On finishing "Gravity's Rainbow"

I don't know how to talk about this book like a normal person because there's no normal person who remains after reading this book.

But!, there's value in plain-speaking (a lesson desired especially in these past six months), so let's dispense: "Gravity's Rainbow" by Thomas Pynchon is the most astounding novel I've ever read. It is not my favorite ("As I Lay Dying") or the most triumphant ("East of Eden") or my most recommended ("100 Years of Solitude") but it is a marvel entirely of its own class.

Reading this book is like micro-dosing insanity (a compliment). Because there is just so much in "Gravity's Rainbow"—government plots, corporate cartels, folklore magick, pinball paranoia, immortal lightbulb revolution (hard to explain), ghosts, visitations, séances, chameleon subterfuge, sexual bondage, drug trafficking, expressionist German filmmaking, the deployment of a foreign alphabet, two genocides, so much goddamn math, and the infinite parabola of rocketflight—it becomes impossible to see the world around you away from the prism of the novel. Everything becomes connected. In fact, when I saw a character's name spelled out in large letters on a tarp stretched over grassland as my flight arrived in Tallinn earlier this year, I feared I'd gone briefly manic.

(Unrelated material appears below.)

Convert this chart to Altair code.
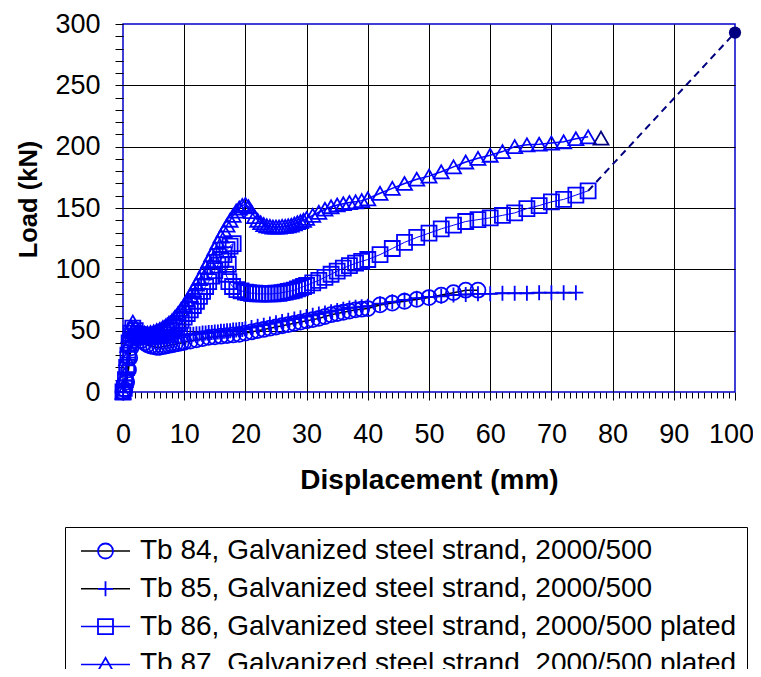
import altair as alt
import pandas as pd

SERIES = [
    "Tb 84, Galvanized steel strand, 2000/500",
    "Tb 85, Galvanized steel strand, 2000/500",
    "Tb 86, Galvanized steel strand, 2000/500 plated",
    "Tb 87, Galvanized steel strand, 2000/500 plated",
]
CODES = ["Tb 84", "Tb 85", "Tb 86", "Tb 87"]
LINE_COLORS = ["#000000", "#000000", "#0000ff", "#0000ff"]
LINE_WIDTHS = [1.5, 1.5, 1.0, 1.5]
SHAPES = ["circle", "M-1,0L1,0M0,-1L0,1", "square", "triangle-up"]

# (displacement mm, load kN)
tb84 = [(0, 0), (0.3, 2), (0.6, 8), (0.9, 18), (1.1, 28), (1.3, 36), (1.6, 42), (2.0, 45),
        (2.5, 44), (3.0, 42), (3.5, 40), (4.0, 38.5), (4.5, 37.5), (5.0, 37), (5.5, 36.5),
        (6.0, 36.5), (6.5, 37), (7.0, 37.5), (7.5, 38), (8.0, 38.5), (8.5, 39), (9.0, 39.5),
        (9.5, 40), (10, 40.5), (11, 41.5), (12, 42.5), (13, 43.5), (14, 44.5), (15, 45),
        (16, 45.5), (17, 46), (18, 46.5), (19, 47), (20, 48), (21, 49), (22, 50), (23, 51),
        (24, 52), (25, 53), (26, 54), (27, 55), (28, 56), (29, 57), (30, 58), (31, 59),
        (32, 60), (33, 61.5), (34, 63), (35, 64), (36, 65), (37, 66), (38, 67), (39, 67.5),
        (40, 68), (42, 71), (44, 72.5), (46, 74), (48, 75.5), (50, 77), (52, 79), (54, 81),
        (56, 83), (58, 83)]

tb85 = [(0, 0), (0.3, 5), (0.6, 15), (0.9, 28), (1.2, 38), (1.5, 44), (2.0, 46), (2.5, 46),
        (3.0, 45.5), (3.5, 45), (4.0, 45), (4.5, 45), (5.0, 45), (5.5, 45), (6.0, 45),
        (6.5, 45.5), (7.0, 45.5), (7.5, 45.5), (8.0, 46), (8.5, 46), (9.0, 46), (9.5, 46.5),
        (10, 46.5), (10.5, 47), (11, 47), (11.5, 47), (12, 47.5), (12.5, 47.5), (13, 48),
        (13.5, 48), (14, 48.5), (14.5, 48.5), (15, 49), (15.5, 49), (16, 49.5), (16.5, 49.5),
        (17, 50), (17.5, 50), (18, 50.5), (18.5, 50.5), (19, 51), (19.5, 51), (20, 51.5),
        (21, 52.5), (22, 53.5), (23, 54.5), (24, 55.5), (25, 56.5), (26, 57.5), (27, 58.5),
        (28, 59.5), (29, 60.5), (30, 61.5), (31, 62.5), (32, 63.5), (33, 64.5), (34, 65.5),
        (35, 66.5), (36, 67.5), (37, 68.5), (38, 69), (39, 69.5), (40, 70), (42, 72),
        (44, 73.5), (46, 75), (48, 76.5), (50, 77.5), (52, 78), (54, 79), (56, 79.5), (58, 80),
        (60, 80), (62, 80.5), (64, 80.5), (66, 80.5), (68, 81), (70, 81), (72, 81), (74, 81)]

tb86 = [(0, 0), (0.2, 3), (0.4, 10), (0.6, 20), (0.8, 30), (1.0, 40), (1.3, 48), (1.6, 52),
        (2.0, 50), (2.5, 47), (3.0, 46), (3.5, 45.5), (4.0, 45), (4.5, 45), (5.0, 45.5),
        (5.5, 46), (6.0, 47), (6.5, 48), (7.0, 49), (7.5, 50.5), (8.0, 52), (8.5, 54), (9.0, 56),
        (9.5, 58.5), (10, 61), (10.5, 64), (11, 67), (11.5, 70.5), (12, 74), (12.5, 78), (13, 82),
        (13.5, 86), (14, 90), (14.5, 94.5), (15, 99), (15.5, 103.5), (16, 108), (16.5, 112),
        (17, 116), (17.5, 119), (18, 121), (17.2, 104), (16.8, 96), (17.3, 90), (17.9, 86),
        (18.6, 83.5), (19.3, 82.5), (20, 81.5), (20.5, 81), (21, 80.5), (21.5, 80.5), (22, 80),
        (22.5, 80), (23, 80), (23.5, 80), (24, 80), (24.5, 80), (25, 80.5), (25.5, 80.5),
        (26, 81), (26.5, 81.5), (27, 82), (27.5, 82.5), (28, 83), (28.5, 84), (29, 85),
        (29.5, 86), (30, 87), (31, 89), (32, 91), (33, 93.5), (34, 96), (35, 98.5), (36, 101),
        (37, 103), (38, 105), (39, 106.5), (40, 108), (42, 112), (44, 117), (46, 122),
        (48, 126), (50, 129.5), (52, 133), (54, 136), (56, 139), (58, 140.5), (60, 142),
        (62, 144), (64, 146), (66, 149.5), (68, 152), (70, 155), (72, 157), (74, 160.5),
        (76, 164)]

tb87 = [(0, 0), (0.2, 5), (0.4, 15), (0.6, 27), (0.8, 38), (1.0, 46), (1.3, 53), (1.6, 57),
        (2.0, 53), (2.5, 50), (3.0, 48.5), (3.5, 48), (4.0, 48), (4.5, 48.5), (5.0, 49),
        (5.5, 50), (6.0, 51), (6.5, 52.5), (7.0, 54), (7.5, 56), (8.0, 58), (8.5, 61), (9.0, 64),
        (9.5, 67.5), (10, 71), (10.5, 75), (11, 79), (11.5, 83.5), (12, 88), (12.5, 92.5),
        (13, 97), (13.5, 102), (14, 107), (14.5, 112), (15, 117), (15.5, 122), (16, 127),
        (16.5, 131.5), (17, 136), (17.5, 140), (18, 144), (18.5, 147.5), (19, 150),
        (19.5, 152), (20, 153), (20.5, 151), (21, 147), (21.5, 143), (22, 140), (22.5, 138),
        (23, 136.5), (23.5, 135.5), (24, 135), (24.5, 134.5), (25, 134.5), (25.5, 134.5),
        (26, 135), (26.5, 135), (27, 135.5), (27.5, 136), (28, 137), (28.5, 138), (29, 139),
        (29.5, 140), (30, 141.5), (31, 144), (32, 146.5), (33, 149), (34, 151), (35, 152.5),
        (36, 153.5), (37, 154.5), (38, 155), (39, 156), (40, 157.5), (42, 162), (44, 166),
        (46, 170), (48, 173.5), (50, 176), (52, 179.5), (54, 183.5), (56, 187.5), (58, 190.5),
        (60, 193), (62, 196), (64, 200), (66, 201.5), (68, 202), (70, 203), (72, 204),
        (74, 206.5), (76, 208)]

# extrapolation to failure (dashed) and end markers
fail_x = [76, 100]
fail_y = [164, 293]
end_tri_x = [78.1]
end_tri_y = [207]
end_dot_x = [100]
end_dot_y = [293]

X_TICKS = list(range(0, 101))
Y_TICKS = list(range(0, 301, 10))

rows = []
for i, (name, pts) in enumerate(zip(SERIES, [tb84, tb85, tb86, tb87])):
    for j, (x, y) in enumerate(pts):
        rows.append({"series": name, "code": CODES[i], "x": x, "y": y, "idx": j,
                     "sw": LINE_WIDTHS[i]})
df = pd.DataFrame(rows)

FONT = "Liberation Sans"

x_axis = alt.Axis(
    values=X_TICKS,
    tickCount=len(X_TICKS),
    labelExpr="datum.value % 10 === 0 ? datum.label : ''",
    tickSize={"condition": {"test": "datum.value % 10 === 0", "value": 8}, "value": 6},
    tickColor="#000000",
    tickWidth=1,
    grid=True,
    gridColor="#000000",
    gridWidth=1,
    gridOpacity={"condition": {"test": "datum.value % 10 === 0 && datum.value > 0 && datum.value < 100",
                               "value": 1}, "value": 0},
    domain=False,
    labelFont=FONT,
    labelFontSize=27,
    labelColor="#000000",
    labelPadding=21,
    labelOffset={"condition": {"test": "datum.value === 100", "value": -4}, "value": 0},
    labelOverlap=False,
    labelFlush=False,
    title="Displacement (mm)",
    titleFont=FONT,
    titleFontSize=28,
    titleFontWeight="bold",
    titleColor="#000000",
    titlePadding=19,
)

y_axis = alt.Axis(
    values=Y_TICKS,
    tickCount=len(Y_TICKS),
    labelExpr="datum.value % 50 === 0 ? datum.label : ''",
    tickSize=8,
    tickColor="#000000",
    tickWidth=1,
    grid=True,
    gridColor="#000000",
    gridWidth=1,
    gridOpacity={"condition": {"test": "datum.value % 50 === 0 && datum.value > 0 && datum.value < 300",
                               "value": 1}, "value": 0},
    domain=False,
    labelFont=FONT,
    labelFontSize=27,
    labelColor="#000000",
    labelPadding=15,
    labelOverlap=False,
    labelFlush=False,
    title="Load (kN)",
    titleFont=FONT,
    titleFontSize=25.5,
    titleFontWeight="bold",
    titleColor="#000000",
    titlePadding=13,
    titleY=175,
)

legend_lines = alt.Legend(
    orient="none", legendX=-58, legendY=503, title=None,
    symbolType="M-3,0L3,0", symbolSize=267, symbolStrokeWidth=1.5,
    labelFont=FONT, labelFontSize=28, labelColor="#000000", labelLimit=1000,
    labelExpr="datum.label + '\u00a0\u00a0\u00a0\u00a0'",
    labelOffset=20.5, symbolOffset=16.5, padding=10, rowPadding=9.8,
    strokeColor="#000000",
)

legend_marks = alt.Legend(
    orient="none", legendX=-41.5, legendY=503, title=None,
    symbolSize=225, symbolStrokeWidth=1.8, symbolStrokeColor="#0000ff",
    symbolFillColor="transparent",
    labelFont=FONT, labelFontSize=28, labelOpacity=0, labelLimit=1000,
    labelExpr="'\u00a0'",
    labelOffset=9, padding=10, rowPadding=9.8,
)

xs = alt.Scale(domain=[0, 100], nice=False, zero=False)
ys = alt.Scale(domain=[0, 300], nice=False, zero=False)

lines = alt.Chart(df).mark_line().encode(
    x=alt.X("x:Q", scale=xs, axis=x_axis),
    y=alt.Y("y:Q", scale=ys, axis=y_axis),
    color=alt.Color("series:N", scale=alt.Scale(domain=SERIES, range=LINE_COLORS),
                    legend=legend_lines),
    strokeWidth=alt.StrokeWidth("sw:Q", scale=None, legend=None),
    order=alt.Order("idx:Q"),
)

points = alt.Chart(df).mark_point(filled=False, size=225, strokeWidth=1.8,
                                  color="#0000ff", opacity=1).encode(
    x="x:Q",
    y="y:Q",
    shape=alt.Shape("code:N", scale=alt.Scale(domain=CODES, range=SHAPES),
                    legend=legend_marks),
)

dash = alt.Chart(pd.DataFrame({"x": fail_x, "y": fail_y})).mark_line(
    color="#000080", strokeDash=[7, 5], strokeWidth=2).encode(x="x:Q", y="y:Q")

end_tri = alt.Chart(pd.DataFrame({"x": end_tri_x, "y": end_tri_y})).mark_point(
    shape="triangle-up", filled=False, size=225, strokeWidth=1.8, color="#000080",
    opacity=1).encode(x="x:Q", y="y:Q")

end_dot = alt.Chart(pd.DataFrame({"x": end_dot_x, "y": end_dot_y})).mark_circle(
    size=150, color="#000080", opacity=1).encode(x="x:Q", y="y:Q")

chart = alt.layer(lines, dash, points, end_tri, end_dot).properties(
    width=612,
    height=368,
    background="white",
    autosize=alt.AutoSizeParams(type="none"),
    padding={"left": 115, "top": 16, "right": 18, "bottom": 277},
).configure_view(
    stroke="#0000cc", strokeWidth=1.5
)

chart.save("out.html", embed_options={"renderer": "svg", "actions": False})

When I learned that the book's depiction of gay concentration camp detainees who assumed the role of their captors—even wearing their uniforms—echoed into real life some 30 years later, I'd become convinced.

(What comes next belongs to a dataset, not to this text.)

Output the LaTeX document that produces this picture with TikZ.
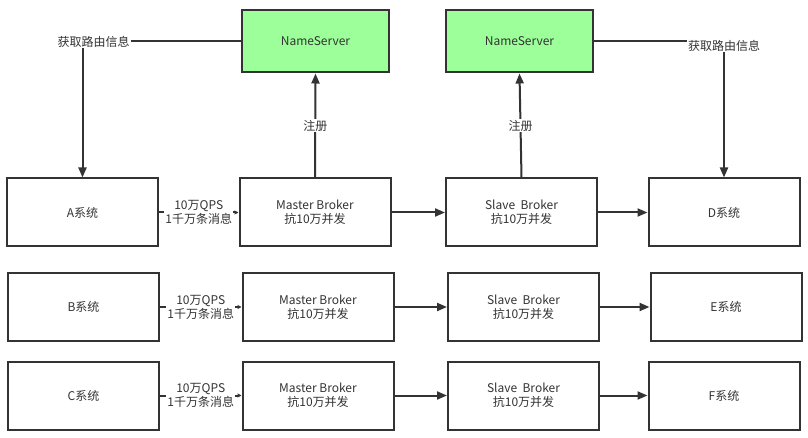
\documentclass[tikz,border=0pt]{standalone}
\usepackage{fontspec}
\setmainfont{Noto Sans CJK SC}
\usepackage{tikz}
\usetikzlibrary{positioning}
\usetikzlibrary{arrows.meta}
\definecolor{linegray}{HTML}{333333}
\definecolor{nsgreen}{HTML}{9CFF99}

\begin{document}
\begin{tikzpicture}[x=1pt,y=1pt,node distance=100pt,on grid,font=\fontsize{12}{14}\selectfont]
			\tikzset{box/.style={draw=linegray,line width=2pt,fill=white,text=linegray,minimum width=151pt,minimum height=68pt,align=center,inner sep=0pt}}
			\tikzset{nsbox/.style={box,fill=nsgreen,minimum width=147pt,minimum height=62pt}}
			\tikzset{lbl/.style={fill=white,text=linegray,align=center,inner sep=1pt}}
			\tikzset{flow/.style={draw=linegray,line width=2pt,-{Triangle[length=10pt,width=8pt]}}}
			\tikzset{tiny/.style={draw=linegray,line width=2pt,-{Triangle[length=4pt,width=4pt]}}}
			\useasboundingbox (0,0) rectangle (808,-438);
			% Place Nodes
			\node[box] (A) at (82.5,-212.5) {A系统};
			\node[box] (MA) [right=232.5pt of A] {Master Broker\\抗10万并发};
			\node[box] (SA) [right=206.5pt of MA] {Slave~~Broker\\抗10万并发};
			\node[box] (D) [right=202.5pt of SA] {D系统};
			\node[box] (B) at (83.5,-307) {B系统};
			\node[box] (MB) [right=234.5pt of B] {Master Broker\\抗10万并发};
			\node[box] (SB) [right=205.5pt of MB] {Slave~~Broker\\抗10万并发};
			\node[box] (E) [right=202.5pt of SB] {E系统};
			\node[box] (C) at (83.5,-395.5) {C系统};
			\node[box] (MC) [right=234.5pt of C] {Master Broker\\抗10万并发};
			\node[box] (SC) [right=205.5pt of MC] {Slave~~Broker\\抗10万并发};
			\node[box] (F) [right=200.5pt of SC] {F系统};
			\node[nsbox] (NS1) at (315.5,-41.5) {NameServer};
			\node[nsbox] (NS2) at (519.5,-41.5) {NameServer};
			% Routing lookups
			\draw[flow] (NS1.west) -| node[lbl,pos=0.5,xshift=11pt] {获取路由信息} (A.north);
			\draw[flow] (NS2.east) -| node[lbl,pos=0.5,yshift=-4pt] {获取路由信息} (D.north);
			% Registration
			\draw[flow] (MA.north) -- node[lbl,pos=0.5] {注册} (NS1.south);
			\draw[flow] (SA.north) -- node[lbl,pos=0.5] {注册} (NS2.south);
			% Message flow
			\path
			(A) edge[tiny] node[lbl,pos=0.5] {10万QPS\\1千万条消息} (MA)
			(B) edge[tiny] node[lbl,pos=0.5] {10万QPS\\1千万条消息} (MB)
			(C) edge[tiny] node[lbl,pos=0.5] {10万QPS\\1千万条消息} (MC)
			(MA) edge[flow] (SA)
			(SA) edge[flow] (D)
			(MB) edge[flow] (SB)
			(SB) edge[flow] (E)
			(MC) edge[flow] (SC)
			(SC) edge[flow] (F);
\end{tikzpicture}
\end{document}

This paranoia is central both to the plot and the experience of reading "Gravity's Rainbow," and it comes with (dare I say) purpose. If you look closely at the world around you, you will see The Pattern, and The Pattern is man-made toward war. Companies will reshape themselves to profit off war. Fathers will valorize themselves in leaving their children to die for war. Atrocities will be forgiven to mine talents honed during war. "They" will move borders to consolidate power after war. And people will be eternally displaced—maybe to never allow the risk of a foothold against Them—due to war.

There were other organizing principles of the world before this—religion, magic, the secret-keeping of oral tradition and song—but the world we live in now is structured ceaselessly toward war.

But, as the novel suggests, there are ways out. Love will always emerge. Control will always slip, if only briefly. And the long dotted line of our lives—what families expect of us, what governments demand, what arc we're supposed to trace in the sky before landing (detonating?) against the ground—can be erased by something so simple, so constant, as the wind.

10/10 I cannot fucking wait to read this again in 10 years.